**PROVIDED ENTRIES:**

----

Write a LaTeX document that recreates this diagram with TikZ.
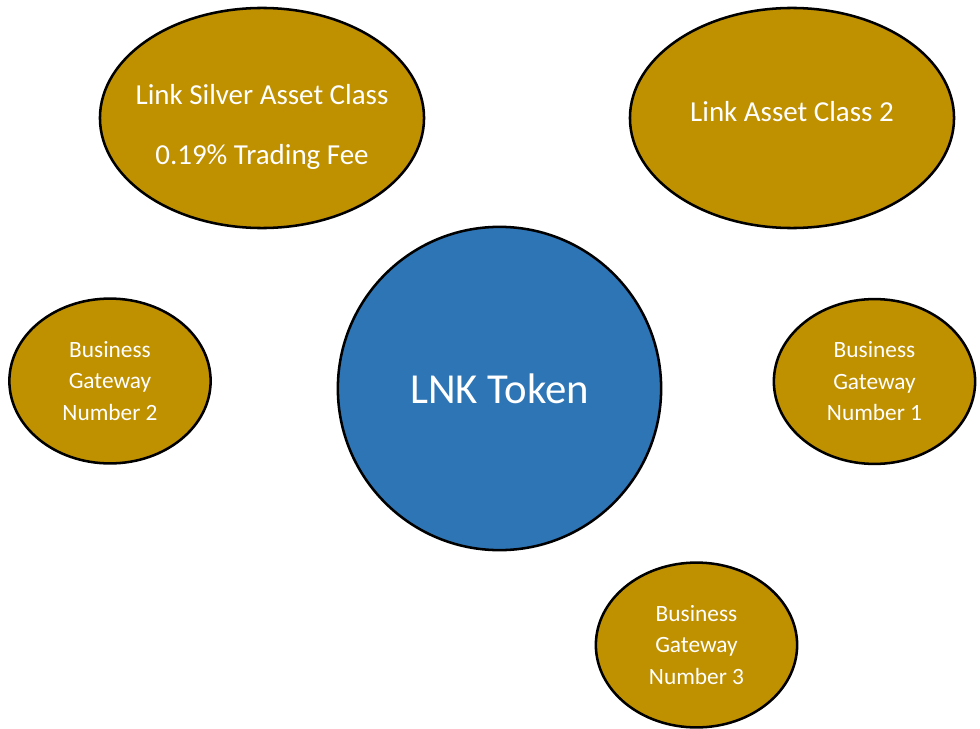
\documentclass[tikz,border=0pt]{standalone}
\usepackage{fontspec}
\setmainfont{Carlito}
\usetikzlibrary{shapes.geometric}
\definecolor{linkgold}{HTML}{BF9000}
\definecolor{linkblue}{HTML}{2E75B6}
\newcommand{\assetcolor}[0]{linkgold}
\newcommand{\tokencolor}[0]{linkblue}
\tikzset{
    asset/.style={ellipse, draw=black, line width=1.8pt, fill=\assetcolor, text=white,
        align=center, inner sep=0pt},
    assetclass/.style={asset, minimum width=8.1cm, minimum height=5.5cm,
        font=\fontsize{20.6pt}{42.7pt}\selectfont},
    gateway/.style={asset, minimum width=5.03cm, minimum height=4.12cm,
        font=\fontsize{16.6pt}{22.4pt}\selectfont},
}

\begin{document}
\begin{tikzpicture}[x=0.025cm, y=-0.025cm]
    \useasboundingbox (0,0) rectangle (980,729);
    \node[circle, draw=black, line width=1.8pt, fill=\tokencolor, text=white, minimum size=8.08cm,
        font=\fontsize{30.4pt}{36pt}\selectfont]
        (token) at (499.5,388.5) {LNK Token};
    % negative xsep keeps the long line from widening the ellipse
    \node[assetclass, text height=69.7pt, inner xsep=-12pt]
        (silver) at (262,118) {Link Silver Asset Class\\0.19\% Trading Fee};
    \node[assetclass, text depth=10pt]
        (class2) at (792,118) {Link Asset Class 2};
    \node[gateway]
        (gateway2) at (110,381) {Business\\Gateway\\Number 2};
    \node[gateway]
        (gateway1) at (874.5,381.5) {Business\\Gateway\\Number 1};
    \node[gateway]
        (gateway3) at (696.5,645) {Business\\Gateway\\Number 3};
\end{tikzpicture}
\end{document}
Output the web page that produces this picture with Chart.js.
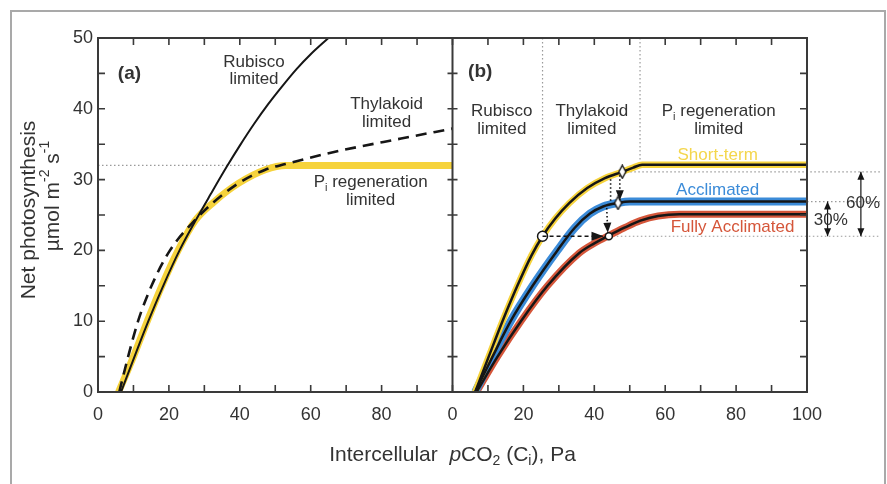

----

**DIRECTIONS FOR THIS TASK:**
Make a word-for-word copy of the entries, without any pictures.

**SOLUTION TO THIS PROBLEM:**
Write a LaTeX document that recreates this diagram with TikZ.
\documentclass[tikz,border=0pt]{standalone}
\usepackage{fontspec}
\setmainfont{Carlito}
\usetikzlibrary{shapes.geometric}
\definecolor{linkgold}{HTML}{BF9000}
\definecolor{linkblue}{HTML}{2E75B6}
\newcommand{\assetcolor}[0]{linkgold}
\newcommand{\tokencolor}[0]{linkblue}
\tikzset{
    asset/.style={ellipse, draw=black, line width=1.8pt, fill=\assetcolor, text=white,
        align=center, inner sep=0pt},
    assetclass/.style={asset, minimum width=8.1cm, minimum height=5.5cm,
        font=\fontsize{20.6pt}{42.7pt}\selectfont},
    gateway/.style={asset, minimum width=5.03cm, minimum height=4.12cm,
        font=\fontsize{16.6pt}{22.4pt}\selectfont},
}

\begin{document}
\begin{tikzpicture}[x=0.025cm, y=-0.025cm]
    \useasboundingbox (0,0) rectangle (980,729);
    \node[circle, draw=black, line width=1.8pt, fill=\tokencolor, text=white, minimum size=8.08cm,
        font=\fontsize{30.4pt}{36pt}\selectfont]
        (token) at (499.5,388.5) {LNK Token};
    % negative xsep keeps the long line from widening the ellipse
    \node[assetclass, text height=69.7pt, inner xsep=-12pt]
        (silver) at (262,118) {Link Silver Asset Class\\0.19\% Trading Fee};
    \node[assetclass, text depth=10pt]
        (class2) at (792,118) {Link Asset Class 2};
    \node[gateway]
        (gateway2) at (110,381) {Business\\Gateway\\Number 2};
    \node[gateway]
        (gateway1) at (874.5,381.5) {Business\\Gateway\\Number 1};
    \node[gateway]
        (gateway3) at (696.5,645) {Business\\Gateway\\Number 3};
\end{tikzpicture}
\end{document}
Output the web page that produces this picture with Chart.js.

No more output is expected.